Y por alguna razón que nunca comprendí me tocó la tarea de acompañar a mi abuelo en su duelo, allá en el invierno de La Coronilla.
El velatorio y el entierro fueron en Castillos. Y de ahí seguimos, mi abuelo y yo, sólos.
Uruguay ya había empatado y había perdido. Pero no me importaba.
Esos partidos pasaron sin pena ni gloria para mí, ocupado en ayudar a mi abuelo en las tareas cotidianas. Tomar mate, cortar leña, prender la estufa, ir al pueblo a comprar galleta, ordenar un poco la cabaña, y acompañarlo al Chuy a hacer el surtido. Hablamos poco y tomamos mucho, según recuerdo.
Pero ese jueves 21 de junio de 1990, Uruguay se jugaba el pasaje a la segunda ronda, y mi abuelo me dijo:
-Si quieres prende el televisor pa ver el partido. A mí no me molesta.
Estábamos los dos con la garganta cerrada, con una gripe machaza. La estufa prendida, el charope de guaco y miel, y el mate. Eran las cinco de la tarde cuando empezó el partido.

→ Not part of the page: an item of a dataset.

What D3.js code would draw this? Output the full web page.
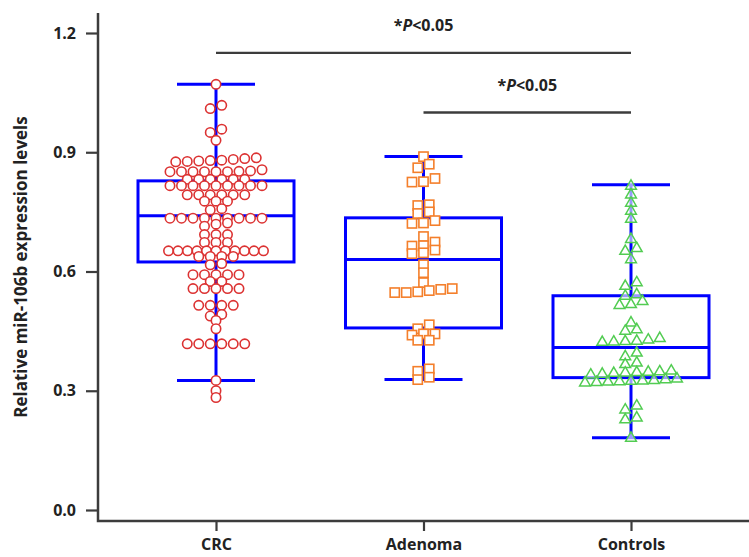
<!DOCTYPE html>
<html>
<head>
<meta charset="utf-8">
<script src="https://cdn.jsdelivr.net/npm/d3@7"></script>
<style>
  body { margin: 0; background: #fff; }
  #chart_container svg { display: block; }
</style>
</head>
<body>
<div id="chart_container"></div>
<script>
// groups and values
const groups = ["CRC", "Adenoma", "Controls"];

const crcValues = [
  1.071, 1.018, 1.010, 0.958, 0.950, 0.930,
  0.886, 0.884, 0.882, 0.880, 0.879, 0.878, 0.877, 0.876,
  0.856, 0.853, 0.852, 0.851, 0.851, 0.851, 0.851, 0.851, 0.851,
  0.832, 0.832, 0.832, 0.832, 0.832, 0.832,
  0.816, 0.816, 0.816, 0.816, 0.816, 0.816, 0.816, 0.816, 0.816,
  0.793, 0.793, 0.793, 0.793, 0.793, 0.793,
  0.777, 0.777, 0.777,
  0.758, 0.755,
  0.734, 0.734, 0.734, 0.734, 0.734, 0.734, 0.734, 0.734, 0.734,
  0.722, 0.719, 0.714,
  0.693, 0.693, 0.693,
  0.673, 0.673, 0.673,
  0.652, 0.652, 0.652, 0.652, 0.652, 0.652, 0.652, 0.652, 0.652, 0.652, 0.652,
  0.638, 0.638, 0.638, 0.638,
  0.620, 0.617,
  0.592, 0.592, 0.592, 0.592, 0.592,
  0.575, 0.575,
  0.557, 0.557, 0.557, 0.557, 0.557,
  0.515, 0.515, 0.515, 0.515,
  0.492, 0.488,
  0.477, 0.456,
  0.418, 0.418, 0.418, 0.418, 0.418, 0.418,
  0.326, 0.300, 0.283
];

const adenomaValues = [
  0.889, 0.870, 0.861,
  0.834, 0.826, 0.825,
  0.768, 0.766, 0.750, 0.746,
  0.728, 0.722, 0.721,
  0.688, 0.674, 0.665, 0.664,
  0.654, 0.647, 0.645,
  0.617, 0.597, 0.572,
  0.557, 0.555, 0.552, 0.549, 0.547, 0.547,
  0.466, 0.456,
  0.443, 0.443, 0.440,
  0.427, 0.427,
  0.355, 0.349, 0.334, 0.328
];

const controlValues = [
  0.815, 0.793, 0.772, 0.752, 0.732,
  0.681, 0.658, 0.651, 0.630,
  0.572, 0.563, 0.542, 0.538,
  0.525, 0.517, 0.515,
  0.471, 0.454, 0.450,
  0.432, 0.428, 0.425, 0.424, 0.423, 0.422,
  0.395, 0.386, 0.370, 0.366,
  0.350, 0.348, 0.347, 0.346, 0.345, 0.344, 0.342, 0.340,
  0.330, 0.328, 0.326, 0.325, 0.324, 0.323, 0.322, 0.321, 0.320,
  0.262, 0.252, 0.232, 0.227, 0.181
];

// box plot stats (per group, same order as groups)
const whiskerLow = [0.326, 0.328, 0.182];
const boxQ1 = [0.624, 0.458, 0.333];
const boxMedian = [0.740, 0.630, 0.409];
const boxQ3 = [0.828, 0.735, 0.539];
const whiskerHigh = [1.071, 0.889, 0.818];

const yTicks = [0, 0.3, 0.6, 0.9, 1.2];
const comparisons = [["CRC", "Controls"], ["Adenoma", "Controls"]];
const compLevels = [1.15, 1.0];   // where the brackets sit on the y scale
const compText = ["*", "P", "<0.05"];

const width = 749, height = 557;
const font = "'Open Sans', 'Noto Sans', sans-serif";

const svg = d3.select("#chart_container")
  .append("svg")
  .attr("width", width)
  .attr("height", height);

const y = d3.scaleLinear().domain([0, 1.2]).range([510, 33]);
const x = d3.scalePoint().domain(groups).range([216, 631]);

const axisColor = "#3c3c3c";
const boxHalf = 78, capHalf = 39;

// y axis
const yAxis = svg.append("g")
  .attr("transform", "translate(98,0)")
  .call(d3.axisLeft(y).tickValues(yTicks).tickFormat(d3.format(".1f")).tickSize(12).tickPadding(10));
yAxis.select(".domain").remove();
yAxis.selectAll(".tick line").attr("stroke", axisColor).attr("stroke-width", 2.2);
yAxis.selectAll(".tick text")
  .style("font-family", font)
  .style("font-weight", "bold")
  .style("font-size", "16px")
  .attr("fill", "#222");

// x axis
const xAxis = svg.append("g")
  .attr("transform", "translate(0,521)")
  .call(d3.axisBottom(x).tickSize(10).tickPadding(8));
xAxis.select(".domain").remove();
xAxis.selectAll(".tick line").attr("stroke", axisColor).attr("stroke-width", 2.2);
xAxis.selectAll(".tick text")
  .style("font-family", font)
  .style("font-weight", "bold")
  .style("font-size", "16px")
  .attr("fill", "#222");

// axis lines (a bit longer than the tick range)
svg.append("path")
  .attr("d", `M98,13 V521 H${width}`)
  .attr("fill", "none")
  .attr("stroke", axisColor)
  .attr("stroke-width", 2.5);

// y label
svg.append("text")
  .attr("transform", `translate(27,${(13 + 521) / 2}) rotate(-90)`)
  .attr("text-anchor", "middle")
  .style("font-family", font)
  .style("font-weight", "bold")
  .style("font-size", "17px")
  .attr("fill", "#222")
  .text("Relative miR-106b expression levels");

// boxes
const boxG = svg.append("g")
  .attr("fill", "none")
  .attr("stroke", "#0000ff")
  .attr("stroke-width", 3);

groups.forEach((g, i) => {
  const cx = x(g);
  boxG.append("rect")
    .attr("x", cx - boxHalf)
    .attr("y", y(boxQ3[i]))
    .attr("width", boxHalf * 2)
    .attr("height", y(boxQ1[i]) - y(boxQ3[i]));
  boxG.append("line")
    .attr("x1", cx - boxHalf).attr("x2", cx + boxHalf)
    .attr("y1", y(boxMedian[i])).attr("y2", y(boxMedian[i]));
  boxG.append("line")
    .attr("x1", cx).attr("x2", cx)
    .attr("y1", y(boxQ3[i])).attr("y2", y(whiskerHigh[i]));
  boxG.append("line")
    .attr("x1", cx).attr("x2", cx)
    .attr("y1", y(boxQ1[i])).attr("y2", y(whiskerLow[i]));
  boxG.append("line")
    .attr("x1", cx - capHalf).attr("x2", cx + capHalf)
    .attr("y1", y(whiskerHigh[i])).attr("y2", y(whiskerHigh[i]));
  boxG.append("line")
    .attr("x1", cx - capHalf).attr("x2", cx + capHalf)
    .attr("y1", y(whiskerLow[i])).attr("y2", y(whiskerLow[i]));
});

// scatter layout: values that sit close together go into one row, spread around the centre
function swarm(values, cx) {
  const sorted = values.slice().sort((a, b) => b - a);
  const bins = [];
  sorted.forEach(v => {
    const last = bins[bins.length - 1];
    if (last && last[0] - v <= 0.0115) last.push(v);
    else bins.push([v]);
  });
  const pts = [];
  bins.forEach(bin => {
    const row = bin.slice().sort((a, b) => a - b);
    const n = row.length;
    const step = n > 1 ? Math.min(11.5, 95 / (n - 1)) : 0;
    row.forEach((v, i) => pts.push({ value: v, x: cx + (i - (n - 1) / 2) * step, y: y(v) }));
  });
  return pts;
}

// CRC circles
svg.append("g").selectAll("circle")
  .data(swarm(crcValues, x("CRC")))
  .enter()
  .append("circle")
  .attr("cx", d => d.x)
  .attr("cy", d => d.y)
  .attr("r", 4.7)
  .attr("fill", "#fff")
  .attr("stroke", "#dc3232")
  .attr("stroke-width", 1.6);

// Adenoma squares
svg.append("g").selectAll("rect")
  .data(swarm(adenomaValues, x("Adenoma")))
  .enter()
  .append("rect")
  .attr("x", d => d.x - 4.6)
  .attr("y", d => d.y - 4.6)
  .attr("width", 9.2)
  .attr("height", 9.2)
  .attr("fill", "#fff")
  .attr("stroke", "#f47f2b")
  .attr("stroke-width", 1.6);

// Controls triangles
const tri = d3.symbol().type(d3.symbolTriangle).size(50);
svg.append("g").selectAll("path")
  .data(swarm(controlValues, x("Controls")))
  .enter()
  .append("path")
  .attr("d", tri)
  .attr("transform", d => `translate(${d.x},${d.y})`)
  .attr("fill", "#fff")
  .attr("fill-opacity", 0.6)
  .attr("stroke", "#52cc52")
  .attr("stroke-width", 1.5);

// significance brackets
comparisons.forEach((pair, i) => {
  const x1 = x(pair[0]), x2 = x(pair[1]);
  const ly = y(compLevels[i]);
  svg.append("line")
    .attr("x1", x1).attr("x2", x2)
    .attr("y1", ly).attr("y2", ly)
    .attr("stroke", axisColor)
    .attr("stroke-width", 2.3);
  const t = svg.append("text")
    .attr("x", (x1 + x2) / 2)
    .attr("y", ly - 22)
    .attr("text-anchor", "middle")
    .style("font-family", font)
    .style("font-weight", "bold")
    .style("font-size", "16px")
    .attr("fill", "#222");
  t.append("tspan").text(compText[0]);
  t.append("tspan").style("font-style", "italic").text(compText[1]);
  t.append("tspan").text(compText[2]);
});
</script>
</body>
</html>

Uruguay jugó de blanco ese día, y tenía un cuadrazo: Fernando Alvez en el arco, Herrera, el Tano Gutierrez, el Hugo de León y Dominguez atrás. En el medio el Vasco Ostolaza, el Chueco Perdomo y Ruben Paz. Y adelante Francescoli, Sergio Martinez y Ruben Sosa.
En el segundo tiempo entró el Pato Aguilera por Ostolaza, y a los 62 minutos entró Daniel Fonseca en sustitución de Ruben Sosa.
Corea se aferraba al empate, que le servía. Uruguay necesitaba ganar. Si empatábamos quedábamos afuera. El tiempo se terminaba. Ya no había más cambios. Estábamos quedando eliminados.
Cuando le expliqué la situación a mi abuelo, Bobó, ni se inmutó. Sin mirarme, mirando al televisor, me dijo solamente:
-Si hay Dios, Uruguay va a hacer un gol.
Yo no contesté. Nunca supe si existía un dios, y mucho menos si tendría tiempo de ocuparse de un resultado deportivo. Pero no iba a contradecir a mi abuelo.
En el minuto 90, Alvez saca fuerte con el pie. La baja Francescoli. La pelota le llega a un jovencito Daniel Fonseca, que encara por derecha y le cortan el paso. Faul. Era la última. Se jugaban los descuentos.
Viene el centro pasado, al segundo palo. Cabecea Fonseca y goooooool de Uruguay!!
-Hay Dios!! ¡¡¡Hay Dios!!!- gritaba mi abuelo
-Gooooool -gritaba yo
Nos abrazamos llorando, mi abuelo y yo.
Lloramos mucho, mi abuelo y yo.
Abrazados, lloramos como nunca antes.
Por mi abuela, por él, por Uruguay, y porque descubrimos, ese día, que Dios existe.